## To be done
Start at the line where "Output the web" appears and end at the line where "var right9006 = [0, 2.5, 4.2, 4.3, 5.2];" appears; repeat those lines exactly, both ends included, leaving pictures behind.

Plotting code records
==============================

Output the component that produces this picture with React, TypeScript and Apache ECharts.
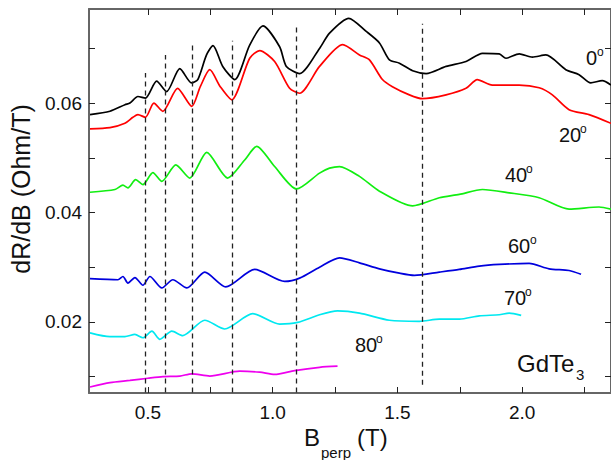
import React, { useEffect, useRef } from "react";
import * as echarts from "echarts";

// ---------- data ----------
const b0 = [0.268,0.348,0.408,0.428,0.46,0.49,0.535,0.575,0.628,0.675,0.70,0.735,0.761,0.80,0.848,0.908,0.961,1.028,1.055,1.108,1.188,1.228,1.305,1.375,1.428,1.468,1.508,1.561,1.615,1.695,1.775,1.841,1.908,1.935,1.988,2.041,2.095,2.175,2.228,2.275,2.321,2.356];
const r0 = [0.0579,0.0585,0.0597,0.0600,0.0612,0.0609,0.0640,0.0621,0.0663,0.0637,0.0643,0.0688,0.0705,0.0667,0.0643,0.0706,0.0741,0.0703,0.0667,0.0654,0.0700,0.0728,0.0755,0.0731,0.0710,0.0679,0.0673,0.0659,0.0654,0.0667,0.0676,0.0691,0.0690,0.0682,0.0690,0.0684,0.0688,0.0661,0.0652,0.0637,0.0641,0.0633];

const b20 = [0.268,0.348,0.408,0.44,0.46,0.49,0.524,0.56,0.619,0.676,0.71,0.748,0.79,0.836,0.908,0.948,1.008,1.068,1.108,1.188,1.281,1.348,1.388,1.44,1.48,1.548,1.60,1.695,1.775,1.82,1.88,1.988,2.068,2.121,2.188,2.268,2.356];
const r20 = [0.0553,0.0555,0.0563,0.0574,0.0579,0.0574,0.0600,0.0585,0.0627,0.0594,0.0630,0.0661,0.0630,0.0606,0.0682,0.0696,0.0676,0.0627,0.0618,0.0667,0.0707,0.0688,0.0679,0.0643,0.0630,0.0615,0.0608,0.0615,0.0627,0.0643,0.0633,0.0633,0.0628,0.0615,0.0588,0.0579,0.0563];

const b40 = [0.268,0.368,0.40,0.42,0.451,0.48,0.52,0.556,0.612,0.668,0.736,0.82,0.888,0.936,1.008,1.096,1.188,1.228,1.268,1.348,1.428,1.561,1.668,1.748,1.841,1.948,2.068,2.188,2.308,2.356];
const r40 = [0.0437,0.0442,0.0450,0.0445,0.0460,0.0451,0.0473,0.0457,0.0487,0.0463,0.0510,0.0463,0.0496,0.0521,0.0484,0.0443,0.0472,0.0481,0.0484,0.0466,0.0439,0.0412,0.0427,0.0433,0.0442,0.0436,0.0427,0.0406,0.0410,0.0406];

const b60 = [0.268,0.38,0.40,0.42,0.448,0.48,0.508,0.556,0.60,0.656,0.728,0.812,0.928,1.048,1.108,1.188,1.268,1.348,1.428,1.508,1.568,1.668,1.748,1.828,1.908,2.028,2.108,2.188,2.236];
const r60 = [0.0279,0.0277,0.0283,0.0271,0.0281,0.0267,0.0283,0.0262,0.0277,0.0262,0.0291,0.0264,0.0296,0.0274,0.0280,0.0300,0.0317,0.0308,0.0297,0.0289,0.0285,0.0291,0.0296,0.0302,0.0305,0.0307,0.0297,0.0294,0.0287];

const b70 = [0.268,0.348,0.408,0.448,0.48,0.516,0.548,0.596,0.64,0.728,0.808,0.92,1.028,1.10,1.188,1.26,1.348,1.468,1.588,1.668,1.748,1.828,1.908,1.948,1.996];
const r70 = [0.0180,0.0173,0.0173,0.0177,0.0171,0.0183,0.0168,0.0183,0.0175,0.0203,0.0187,0.0215,0.0196,0.0199,0.0213,0.0220,0.0216,0.0203,0.0201,0.0205,0.0205,0.0211,0.0213,0.0216,0.0212];

const b80 = [0.268,0.348,0.428,0.50,0.56,0.628,0.676,0.748,0.868,0.948,1.008,1.088,1.188,1.26];
const r80 = [0.0081,0.0089,0.0093,0.0097,0.0100,0.0101,0.0105,0.0101,0.0110,0.0108,0.0104,0.0111,0.0117,0.0119];

const dashX = [0.49, 0.571, 0.678, 0.838, 1.095, 1.601];
const dashTop = [0.0655, 0.0688, 0.0707, 0.0714, 0.0739, 0.0745];
const dashBottom = [0.0071, 0.0071, 0.0071, 0.0071, 0.0071, 0.0085];

const xTickValues = [0.5, 0.75, 1.0, 1.25, 1.5, 1.75, 2.0, 2.25];
const xLabelValues = [0.5, 1.0, 1.5, 2.0];
const yTickValues = [0.01, 0.02, 0.03, 0.04, 0.05, 0.06, 0.07];
const yLabelValues = [0.02, 0.04, 0.06];

const seriesNames = ["0°", "20°", "40°", "60°", "70°", "80°"];
const seriesColors = ["#000000", "#ff0000", "#11ee11", "#0000dd", "#00e8f0", "#ee00ee"];
const seriesX = [b0, b20, b40, b60, b70, b80];
const seriesY = [r0, r20, r40, r60, r70, r80];

const FONT = "'Liberation Sans', Arial, sans-serif";

export default function App() {
  const ref = useRef<HTMLDivElement>(null);
  useEffect(() => {
    if (!ref.current) return;
    const chart = echarts.init(ref.current, undefined, { renderer: "svg" });
    const axisLine = { show: true, lineStyle: { color: "#666", width: 2 } };
    const tickStyle = { color: "#222", width: 1 };
    const series: any[] = seriesX.map((xs, i) => ({
      type: "line",
      name: seriesNames[i],
      data: xs.map((x, j) => [x, seriesY[i][j]]),
      showSymbol: false,
      smooth: 0.25,
      lineStyle: { color: seriesColors[i], width: 1.7 },
      itemStyle: { color: seriesColors[i] },
      z: 3,
    }));
    series.push({
      type: "line",
      name: "dashes",
      data: [],
      silent: true,
      markLine: {
        symbol: ["none", "none"],
        silent: true,
        label: { show: false },
        lineStyle: { color: "#222", type: [5, 4], width: 1.3 },
        data: dashX.map((x, i) => [
          { coord: [x, dashBottom[i]] },
          { coord: [x, dashTop[i]] },
        ]),
      },
      z: 2,
    });

    const textStyle = (size: number) => ({ fontSize: size, fontFamily: FONT, fill: "#111" });
    const label = (text: string, x: number, y: number, size: number, extra: any = {}) => ({
      type: "text",
      x,
      y,
      style: { text, ...textStyle(size), align: "left", verticalAlign: "middle" },
      ...extra,
    });

    chart.setOption({
      animation: false,
      backgroundColor: "#ffffff",
      grid: { left: 89, top: 9, width: 523, height: 384, containLabel: false },
      xAxis: [
        {
          type: "value",
          min: 0.264,
          max: 2.356,
          position: "bottom",
          axisLine,
          splitLine: { show: false },
          axisTick: { show: true, inside: true, length: 6, lineStyle: tickStyle, customValues: xTickValues },
          axisLabel: {
            show: true,
            customValues: xLabelValues,
            formatter: (v: number) => v.toFixed(1),
            fontSize: 19,
            fontFamily: FONT,
            color: "#111",
            margin: 10,
          },
        },
        {
          type: "value",
          min: 0.264,
          max: 2.356,
          position: "top",
          axisLine,
          splitLine: { show: false },
          axisTick: { show: true, inside: true, length: 6, lineStyle: tickStyle, customValues: xTickValues },
          axisLabel: { show: false },
        },
      ],
      yAxis: [
        {
          type: "value",
          min: 0.007,
          max: 0.0772,
          position: "left",
          axisLine,
          splitLine: { show: false },
          axisTick: { show: true, inside: true, length: 6, lineStyle: tickStyle, customValues: yTickValues },
          axisLabel: {
            show: true,
            customValues: yLabelValues,
            formatter: (v: number) => v.toFixed(2),
            fontSize: 19,
            fontFamily: FONT,
            color: "#111",
            margin: 7,
          },
        },
        {
          type: "value",
          min: 0.007,
          max: 0.0772,
          position: "right",
          axisLine,
          splitLine: { show: false },
          axisTick: { show: true, inside: true, length: 6, lineStyle: tickStyle, customValues: yTickValues },
          axisLabel: { show: false },
        },
      ],
      series,
      graphic: [
        // y-axis title
        {
          type: "text",
          x: 21,
          y: 189,
          rotation: Math.PI / 2,
          style: { text: "dR/dB (Ohm/T)", ...textStyle(25), align: "center", verticalAlign: "middle" },
        },
        // x-axis title
        label("B", 304, 437, 24),
        label("perp", 321, 452, 15),
        label("(T)", 357, 437, 24),
        // angle labels
        label("0", 586, 58, 20),
        label("o", 597, 52, 12),
        label("20", 559, 135, 20),
        label("o", 580, 129, 12),
        label("40", 505, 175, 20),
        label("o", 526, 169, 12),
        label("60", 508, 246, 20),
        label("o", 530, 240, 12),
        label("70", 504, 298, 20),
        label("o", 525, 292, 12),
        label("80", 355, 345, 20),
        label("o", 376, 339, 12),
        // compound
        label("GdTe", 517, 363, 24),
        label("3", 576, 374, 15),
      ],
    });
    return () => chart.dispose();
  }, []);
  return (
    <div
      ref={ref}
      style={{ position: "fixed", left: 0, top: 0, width: 611, height: 460, background: "#fff" }}
    />
  );
}
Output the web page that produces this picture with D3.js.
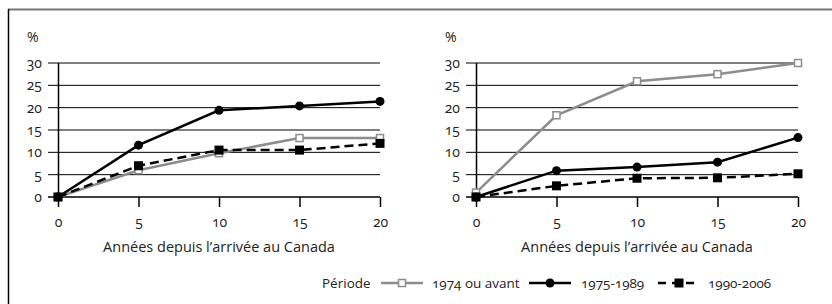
<!DOCTYPE html>
<html>
<head>
<meta charset="utf-8">
<script src="https://cdn.jsdelivr.net/npm/d3@7"></script>
<style>
  body { margin: 0; background: #fff; }
  svg { font-family: "Open Sans", sans-serif; font-variant-numeric: oldstyle-nums; fill: #222; }
</style>
</head>
<body>
<div id="graph"></div>
<script>
var years = [0, 5, 10, 15, 20];
var yTicks = [0, 5, 10, 15, 20, 25, 30];
var seriesNames = ["1974 ou avant", "1975-1989", "1990-2006"];

// left panel
var leftAvant = [0, 6, 9.8, 13.2, 13.2];
var left7589 = [0, 11.6, 19.4, 20.4, 21.4];
var left9006 = [0, 7, 10.5, 10.5, 12];

// right panel
var rightAvant = [1, 18.3, 25.9, 27.5, 30];
var right7589 = [0, 5.9, 6.7, 7.8, 13.3];
var right9006 = [0, 2.5, 4.2, 4.3, 5.2];

var xTitle = "Années depuis l\u2019arrivée au Canada";

var styles = [
  {stroke: "#8c8c8c", dash: null, mark: "osq"},
  {stroke: "#000", dash: null, mark: "circle"},
  {stroke: "#000", dash: "9,5", mark: "sq"}
];

var width = 832, height = 304;
var svg = d3.select("#graph").append("svg")
  .attr("width", width).attr("height", height);

// frame
svg.append("line").attr("x1", 8).attr("x2", width).attr("y1", 9.5).attr("y2", 9.5)
  .attr("stroke", "#777").attr("stroke-width", 2);
svg.append("line").attr("x1", 8.5).attr("x2", 8.5).attr("y1", 9).attr("y2", height)
  .attr("stroke", "#000").attr("stroke-width", 1.5);

function panel(left, data) {
  var x = d3.scaleLinear().domain([0, 20]).range([left, left + 322]);
  var y = d3.scaleLinear().domain([0, 30]).range([197, 63]);
  var g = svg.append("g");

  // gridlines
  g.selectAll(".grid").data(yTicks).enter().append("line")
    .attr("x1", left - 10).attr("x2", left + 322)
    .attr("y1", function(d) { return y(d); }).attr("y2", function(d) { return y(d); })
    .attr("stroke", "#000").attr("stroke-width", function(d) { return d === 0 ? 1.5 : 1; });

  g.selectAll(".ylab").data(yTicks).enter().append("text")
    .attr("x", left - 16).attr("y", function(d) { return y(d); })
    .attr("dy", "0.35em").attr("text-anchor", "end")
    .attr("font-size", 14).text(function(d) { return d; });

  g.append("text").attr("x", left - 31).attr("y", 42).attr("font-size", 14).text("%");

  // y axis line
  g.append("line").attr("x1", left + 0.5).attr("x2", left + 0.5)
    .attr("y1", y(30)).attr("y2", y(0)).attr("stroke", "#000").attr("stroke-width", 1.5);

  // x axis
  var xa = g.append("g").attr("transform", "translate(0," + y(0) + ")")
    .call(d3.axisBottom(x).tickValues(years).tickSize(10).tickPadding(10).tickSizeOuter(0));
  xa.select(".domain").remove();
  xa.selectAll(".tick line").attr("stroke-width", 1.5);
  xa.selectAll(".tick text").attr("font-size", 14).attr("fill", "#222");
  xa.attr("font-family", null);

  g.append("text").attr("x", x(10)).attr("y", 252).attr("text-anchor", "middle")
    .attr("font-size", 14.5).text(xTitle);

  var line = d3.line().x(function(d, i) { return x(years[i]); }).y(function(d) { return y(d); });

  data.forEach(function(vals, k) {
    var s = styles[k];
    g.append("path").datum(vals).attr("d", line).attr("fill", "none")
      .attr("stroke", s.stroke).attr("stroke-width", 2.5)
      .attr("stroke-dasharray", s.dash);
    drawMarks(g, vals.map(function(v, i) { return [x(years[i]), y(v)]; }), s.mark);
  });
}

function drawMarks(g, pts, mark) {
  pts.forEach(function(p) { marker(g, p[0], p[1], mark); });
}

function marker(g, cx, cy, mark) {
  if (mark === "circle") {
    g.append("circle").attr("cx", cx).attr("cy", cy).attr("r", 4.5).attr("fill", "#000");
  } else if (mark === "sq") {
    g.append("rect").attr("x", cx - 4.5).attr("y", cy - 4.5).attr("width", 9).attr("height", 9).attr("fill", "#000");
  } else {
    g.append("rect").attr("x", cx - 3.5).attr("y", cy - 3.5).attr("width", 7).attr("height", 7)
      .attr("fill", "#fff").attr("stroke", "#8c8c8c").attr("stroke-width", 1.5);
  }
}

panel(58, [leftAvant, left7589, left9006]);
panel(476, [rightAvant, right7589, right9006]);

// legend
var lg = svg.append("g").attr("font-size", 13.5);
lg.append("text").attr("x", 322).attr("y", 283).attr("dy", "0.35em").text("Période");
var legX = [381, 529, 658];
var textX = [432, 581, 708];
seriesNames.forEach(function(name, k) {
  var s = styles[k];
  lg.append("line").attr("x1", legX[k]).attr("x2", legX[k] + 42).attr("y1", 283).attr("y2", 283)
    .attr("stroke", s.stroke).attr("stroke-width", 2.5)
    .attr("stroke-dasharray", k === 2 ? "8,6" : null);
  marker(lg, legX[k] + 21, 283, s.mark);
  lg.append("text").attr("x", textX[k]).attr("y", 283).attr("dy", "0.35em").text(name);
});
</script>
</body>
</html>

==============================

## Full response
Output the web page that produces this picture with D3.js.
<!DOCTYPE html>
<html>
<head>
<meta charset="utf-8">
<script src="https://cdn.jsdelivr.net/npm/d3@7"></script>
<style>
  body { margin: 0; background: #fff; }
  svg { font-family: "Open Sans", sans-serif; font-variant-numeric: oldstyle-nums; fill: #222; }
</style>
</head>
<body>
<div id="graph"></div>
<script>
var years = [0, 5, 10, 15, 20];
var yTicks = [0, 5, 10, 15, 20, 25, 30];
var seriesNames = ["1974 ou avant", "1975-1989", "1990-2006"];

// left panel
var leftAvant = [0, 6, 9.8, 13.2, 13.2];
var left7589 = [0, 11.6, 19.4, 20.4, 21.4];
var left9006 = [0, 7, 10.5, 10.5, 12];

// right panel
var rightAvant = [1, 18.3, 25.9, 27.5, 30];
var right7589 = [0, 5.9, 6.7, 7.8, 13.3];
var right9006 = [0, 2.5, 4.2, 4.3, 5.2];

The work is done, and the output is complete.